Investigation into the influence of the interlayer temperature on machinability and microstructure of additively manufactured Ti-6Al-4V

Abstract The capability of wire and arc additive manufacturing (WAAM) to produce large, near-net-shaped parts with inexpensive equipment has led to the process being considered as one of the options to significantly decrease the buy-to-fly ratio in aircraft manufacture. Even so, there are several challenges associated with the process: achieving mechanical properties and microstructure similar to wrought material, as well as the low surface quality of the parts. The low surface quality is usually improved by milling. As with the microstructure, here too the question arises as to whether the process is comparable to milling wrought material. A significant factor influencing the microstructure according to literature is the interlayer temperature during the WAAM process.
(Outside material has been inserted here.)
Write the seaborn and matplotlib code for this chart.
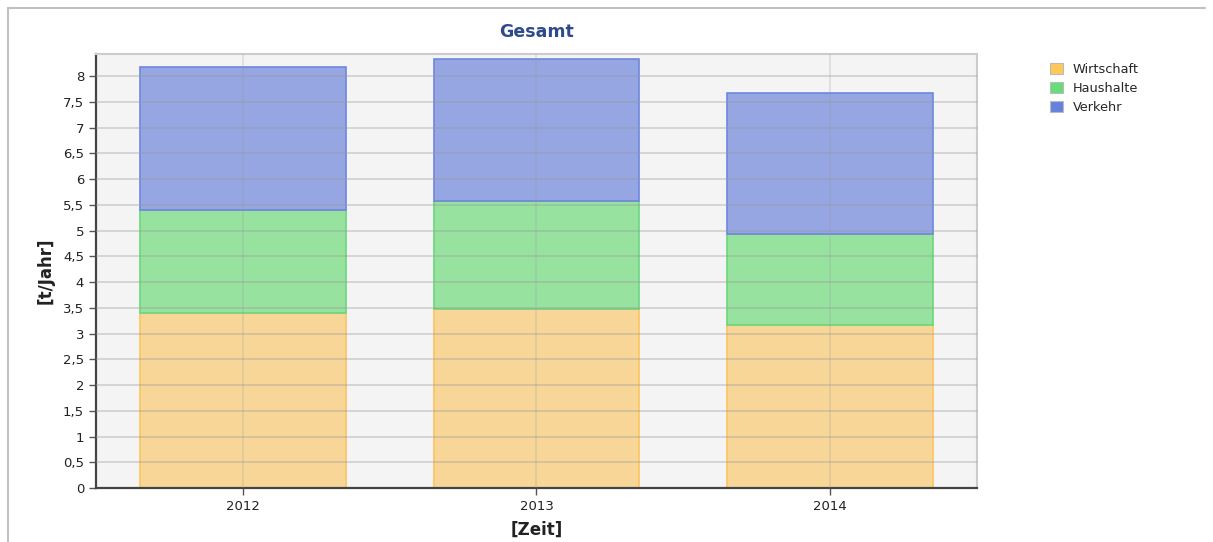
import numpy as np
import pandas as pd
import matplotlib
matplotlib.use("Agg")
import matplotlib.pyplot as plt
from matplotlib.patches import Patch
from matplotlib.lines import Line2D
import seaborn as sns

# data
years = ["2012", "2013", "2014"]
wirtschaft = [3.39, 3.48, 3.17]
haushalte = [2.02, 2.09, 1.76]
verkehr = [2.76, 2.76, 2.75]

series_names = ["Wirtschaft", "Haushalte", "Verkehr"]
fills = ["#f8d698", "#98e2a0", "#95a6e2"]
edges = ["#fcc45e", "#6bd67e", "#6f86df"]
legend_cols = ["#ffc85a", "#66dd77", "#6680e0"]

sns.set_style("white")
plt.rcParams["font.family"] = ["DejaVu Sans"]

fig = plt.figure(figsize=(12.13, 5.42), dpi=100)
ax = fig.add_axes([0.0791, 0.0996, 0.7263, 0.8007])
ax.set_facecolor("#f4f4f4")

bottom = np.zeros(len(years))
for name, vals, fc, ec in zip(series_names, [wirtschaft, haushalte, verkehr], fills, edges):
    df = pd.DataFrame({"year": years, "value": vals})
    sns.barplot(data=df, x="year", y="value", bottom=bottom, color=fc,
                edgecolor=ec, linewidth=1.2, width=0.7, saturation=1, ax=ax, zorder=2)
    bottom = bottom + np.array(vals)

ax.set_xlim(-0.5, 2.5)
ax.set_ylim(0, 8.43)
ax.set_yticks(np.arange(0, 8.01, 0.5))
ax.set_yticklabels([f"{v:g}".replace(".", ",") for v in np.arange(0, 8.01, 0.5)])

# grid on top of the translucent-looking bars
for y in np.arange(0.5, 8.01, 0.5):
    ax.axhline(y, color="#9a9a9a", alpha=0.35, lw=1.4, zorder=3)
for x in range(len(years)):
    ax.axvline(x, color="#9a9a9a", alpha=0.22, lw=1.4, zorder=3)

for side in ["top", "right"]:
    ax.spines[side].set_color("#cccccc")
    ax.spines[side].set_linewidth(1.5)
for side in ["left", "bottom"]:
    ax.spines[side].set_color("#444444")
    ax.spines[side].set_linewidth(1.6)

ax.tick_params(axis="both", direction="out", length=5, width=1, color="#555555",
               labelsize=9.5, labelcolor="#222222", left=True, bottom=True)

ax.set_xlabel("[Zeit]", fontsize=12, fontweight="bold", color="#222222", labelpad=6)
ax.set_ylabel("[t/Jahr]", fontsize=12, fontweight="bold", color="#222222", labelpad=6)
ax.set_title("Gesamt", fontsize=12.5, fontweight="bold", color="#2e4a8a", pad=12)

handles = [Patch(facecolor=c, edgecolor="#bbbbbb", linewidth=0.8) for c in legend_cols]
fig.legend(handles, series_names, loc="upper left", bbox_to_anchor=(1038 / 1213, 1 - 51 / 542),
           frameon=False, fontsize=9.3, handlelength=1.0, handleheight=1.0,
           handletextpad=0.8, labelspacing=0.45)

# outer frame of the chart panel
fig.add_artist(Line2D([8 / 1213, 1205 / 1213], [1 - 8 / 542, 1 - 8 / 542],
                      transform=fig.transFigure, color="#c0c0c0", lw=1.5))
fig.add_artist(Line2D([8 / 1213, 8 / 1213], [0, 1 - 8 / 542],
                      transform=fig.transFigure, color="#c0c0c0", lw=1.5))

fig.savefig("out.png", dpi=100)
Therefore, the objective of this research was to study the influence of the interlayer temperature on the machinability and the microstructure of wire and arc additively manufactured Ti-6Al-4V. Consequently, the machinability was first determined for Ti-Al6-V4-parts manufactured with three different interlayer temperatures. Then, the macro- and microstructures were analyzed and, finally, the mechanical properties were determined. Contrary to expectations based on the state of the art, the machinability was not influenced by the interlayer temperature. This aligns with the mechanical properties and the macro- and microstructures, which are only slightly affected by the interlayer temperature.